- Task to complete -
Word for word, give the material below again, minus any images.
----
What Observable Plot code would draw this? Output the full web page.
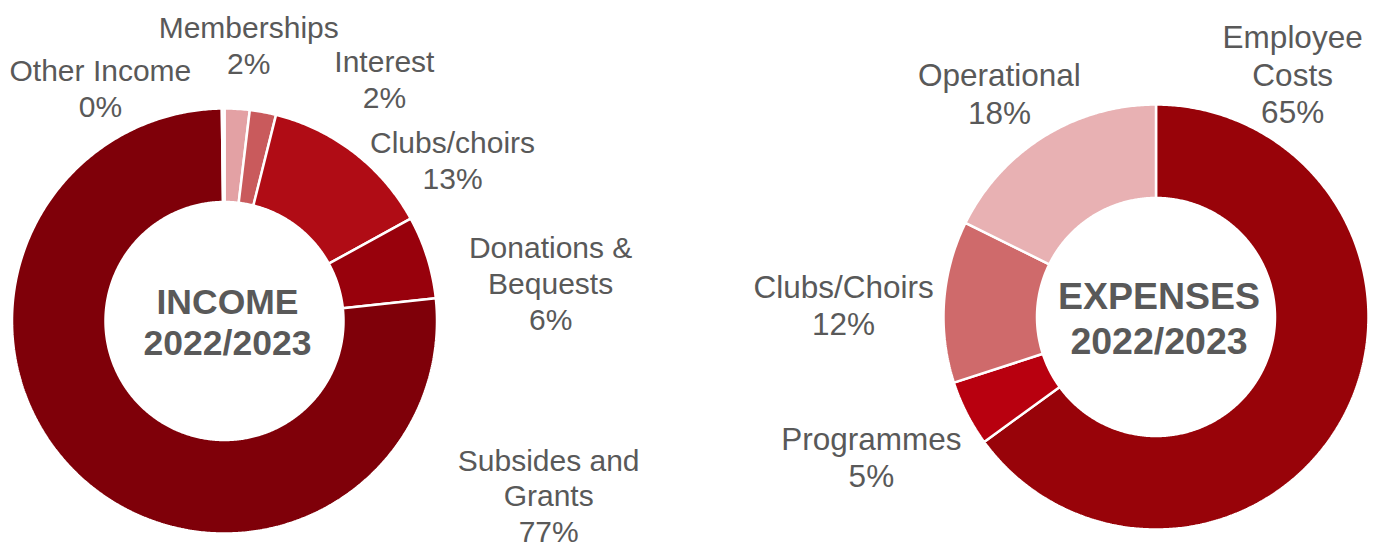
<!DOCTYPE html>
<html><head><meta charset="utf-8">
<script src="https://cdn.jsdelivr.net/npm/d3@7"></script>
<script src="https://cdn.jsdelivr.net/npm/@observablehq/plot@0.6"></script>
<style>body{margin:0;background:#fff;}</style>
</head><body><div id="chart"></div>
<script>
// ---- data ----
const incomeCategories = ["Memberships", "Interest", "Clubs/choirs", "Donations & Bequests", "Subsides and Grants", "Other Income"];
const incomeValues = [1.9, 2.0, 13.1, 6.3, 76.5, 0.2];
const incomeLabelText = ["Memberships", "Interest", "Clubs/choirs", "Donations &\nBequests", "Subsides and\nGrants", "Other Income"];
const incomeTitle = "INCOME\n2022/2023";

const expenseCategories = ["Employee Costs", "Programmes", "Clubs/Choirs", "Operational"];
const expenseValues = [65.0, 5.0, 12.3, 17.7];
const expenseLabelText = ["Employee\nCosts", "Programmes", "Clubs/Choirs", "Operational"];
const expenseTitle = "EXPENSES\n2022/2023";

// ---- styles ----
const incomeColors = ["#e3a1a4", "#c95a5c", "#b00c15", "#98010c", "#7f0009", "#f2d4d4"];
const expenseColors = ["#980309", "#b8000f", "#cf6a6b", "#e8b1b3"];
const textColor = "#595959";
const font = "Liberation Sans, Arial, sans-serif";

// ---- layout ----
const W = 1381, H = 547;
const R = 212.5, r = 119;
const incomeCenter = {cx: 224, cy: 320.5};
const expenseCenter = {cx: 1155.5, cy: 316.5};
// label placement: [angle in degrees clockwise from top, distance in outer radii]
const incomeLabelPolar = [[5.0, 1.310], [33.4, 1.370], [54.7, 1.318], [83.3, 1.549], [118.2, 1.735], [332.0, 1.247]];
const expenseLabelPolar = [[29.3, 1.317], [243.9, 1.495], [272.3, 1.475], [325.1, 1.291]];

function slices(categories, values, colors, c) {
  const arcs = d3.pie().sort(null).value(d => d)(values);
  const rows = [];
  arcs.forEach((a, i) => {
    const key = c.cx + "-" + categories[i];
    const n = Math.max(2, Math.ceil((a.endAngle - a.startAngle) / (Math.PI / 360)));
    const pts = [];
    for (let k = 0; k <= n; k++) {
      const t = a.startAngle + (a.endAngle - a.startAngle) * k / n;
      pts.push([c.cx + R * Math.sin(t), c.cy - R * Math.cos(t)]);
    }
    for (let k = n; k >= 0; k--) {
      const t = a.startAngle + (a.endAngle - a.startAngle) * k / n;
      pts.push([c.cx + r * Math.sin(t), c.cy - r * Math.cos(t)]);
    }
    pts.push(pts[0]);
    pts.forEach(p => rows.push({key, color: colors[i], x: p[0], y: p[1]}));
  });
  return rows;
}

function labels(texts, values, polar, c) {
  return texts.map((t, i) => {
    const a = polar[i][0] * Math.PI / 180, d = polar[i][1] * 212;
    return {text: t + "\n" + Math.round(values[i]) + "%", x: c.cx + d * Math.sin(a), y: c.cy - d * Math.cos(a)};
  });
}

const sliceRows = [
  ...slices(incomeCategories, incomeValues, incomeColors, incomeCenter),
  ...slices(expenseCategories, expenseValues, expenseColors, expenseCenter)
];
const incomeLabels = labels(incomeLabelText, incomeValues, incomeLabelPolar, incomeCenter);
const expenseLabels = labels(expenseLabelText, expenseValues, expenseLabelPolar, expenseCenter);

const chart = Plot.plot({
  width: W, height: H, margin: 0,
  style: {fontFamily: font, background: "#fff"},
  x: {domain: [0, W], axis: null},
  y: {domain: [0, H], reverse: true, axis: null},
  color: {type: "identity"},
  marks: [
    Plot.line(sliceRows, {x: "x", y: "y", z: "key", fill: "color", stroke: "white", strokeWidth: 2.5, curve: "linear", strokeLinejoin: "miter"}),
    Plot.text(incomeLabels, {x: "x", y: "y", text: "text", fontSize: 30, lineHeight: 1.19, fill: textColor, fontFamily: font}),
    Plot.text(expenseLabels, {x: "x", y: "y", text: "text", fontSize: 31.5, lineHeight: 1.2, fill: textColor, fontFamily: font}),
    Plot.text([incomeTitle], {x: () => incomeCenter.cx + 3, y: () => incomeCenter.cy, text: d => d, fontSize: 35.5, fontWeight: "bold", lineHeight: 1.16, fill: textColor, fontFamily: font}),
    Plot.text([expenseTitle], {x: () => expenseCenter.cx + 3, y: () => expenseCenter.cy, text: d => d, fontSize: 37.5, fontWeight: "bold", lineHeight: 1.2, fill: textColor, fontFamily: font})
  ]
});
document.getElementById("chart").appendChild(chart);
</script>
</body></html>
----
- Result below -
What Observable Plot code would draw this? Output the full web page.
<!DOCTYPE html>
<html><head><meta charset="utf-8">
<script src="https://cdn.jsdelivr.net/npm/d3@7"></script>
<script src="https://cdn.jsdelivr.net/npm/@observablehq/plot@0.6"></script>
<style>body{margin:0;background:#fff;}</style>
</head><body><div id="chart"></div>
<script>
// ---- data ----
const incomeCategories = ["Memberships", "Interest", "Clubs/choirs", "Donations & Bequests", "Subsides and Grants", "Other Income"];
const incomeValues = [1.9, 2.0, 13.1, 6.3, 76.5, 0.2];
const incomeLabelText = ["Memberships", "Interest", "Clubs/choirs", "Donations &\nBequests", "Subsides and\nGrants", "Other Income"];
const incomeTitle = "INCOME\n2022/2023";

const expenseCategories = ["Employee Costs", "Programmes", "Clubs/Choirs", "Operational"];
const expenseValues = [65.0, 5.0, 12.3, 17.7];
const expenseLabelText = ["Employee\nCosts", "Programmes", "Clubs/Choirs", "Operational"];
const expenseTitle = "EXPENSES\n2022/2023";

// ---- styles ----
const incomeColors = ["#e3a1a4", "#c95a5c", "#b00c15", "#98010c", "#7f0009", "#f2d4d4"];
const expenseColors = ["#980309", "#b8000f", "#cf6a6b", "#e8b1b3"];
const textColor = "#595959";
const font = "Liberation Sans, Arial, sans-serif";

// ---- layout ----
const W = 1381, H = 547;
const R = 212.5, r = 119;
const incomeCenter = {cx: 224, cy: 320.5};
const expenseCenter = {cx: 1155.5, cy: 316.5};
// label placement: [angle in degrees clockwise from top, distance in outer radii]
const incomeLabelPolar = [[5.0, 1.310], [33.4, 1.370], [54.7, 1.318], [83.3, 1.549], [118.2, 1.735], [332.0, 1.247]];
const expenseLabelPolar = [[29.3, 1.317], [243.9, 1.495], [272.3, 1.475], [325.1, 1.291]];

function slices(categories, values, colors, c) {
  const arcs = d3.pie().sort(null).value(d => d)(values);
  const rows = [];
  arcs.forEach((a, i) => {
    const key = c.cx + "-" + categories[i];
    const n = Math.max(2, Math.ceil((a.endAngle - a.startAngle) / (Math.PI / 360)));
    const pts = [];
    for (let k = 0; k <= n; k++) {
      const t = a.startAngle + (a.endAngle - a.startAngle) * k / n;
      pts.push([c.cx + R * Math.sin(t), c.cy - R * Math.cos(t)]);
    }
    for (let k = n; k >= 0; k--) {
      const t = a.startAngle + (a.endAngle - a.startAngle) * k / n;
      pts.push([c.cx + r * Math.sin(t), c.cy - r * Math.cos(t)]);
    }
    pts.push(pts[0]);
    pts.forEach(p => rows.push({key, color: colors[i], x: p[0], y: p[1]}));
  });
  return rows;
}

function labels(texts, values, polar, c) {
  return texts.map((t, i) => {
    const a = polar[i][0] * Math.PI / 180, d = polar[i][1] * 212;
    return {text: t + "\n" + Math.round(values[i]) + "%", x: c.cx + d * Math.sin(a), y: c.cy - d * Math.cos(a)};
  });
}

const sliceRows = [
  ...slices(incomeCategories, incomeValues, incomeColors, incomeCenter),
  ...slices(expenseCategories, expenseValues, expenseColors, expenseCenter)
];
const incomeLabels = labels(incomeLabelText, incomeValues, incomeLabelPolar, incomeCenter);
const expenseLabels = labels(expenseLabelText, expenseValues, expenseLabelPolar, expenseCenter);

const chart = Plot.plot({
  width: W, height: H, margin: 0,
  style: {fontFamily: font, background: "#fff"},
  x: {domain: [0, W], axis: null},
  y: {domain: [0, H], reverse: true, axis: null},
  color: {type: "identity"},
  marks: [
    Plot.line(sliceRows, {x: "x", y: "y", z: "key", fill: "color", stroke: "white", strokeWidth: 2.5, curve: "linear", strokeLinejoin: "miter"}),
    Plot.text(incomeLabels, {x: "x", y: "y", text: "text", fontSize: 30, lineHeight: 1.19, fill: textColor, fontFamily: font}),
    Plot.text(expenseLabels, {x: "x", y: "y", text: "text", fontSize: 31.5, lineHeight: 1.2, fill: textColor, fontFamily: font}),
    Plot.text([incomeTitle], {x: () => incomeCenter.cx + 3, y: () => incomeCenter.cy, text: d => d, fontSize: 35.5, fontWeight: "bold", lineHeight: 1.16, fill: textColor, fontFamily: font}),
    Plot.text([expenseTitle], {x: () => expenseCenter.cx + 3, y: () => expenseCenter.cy, text: d => d, fontSize: 37.5, fontWeight: "bold", lineHeight: 1.2, fill: textColor, fontFamily: font})
  ]
});
document.getElementById("chart").appendChild(chart);
</script>
</body></html>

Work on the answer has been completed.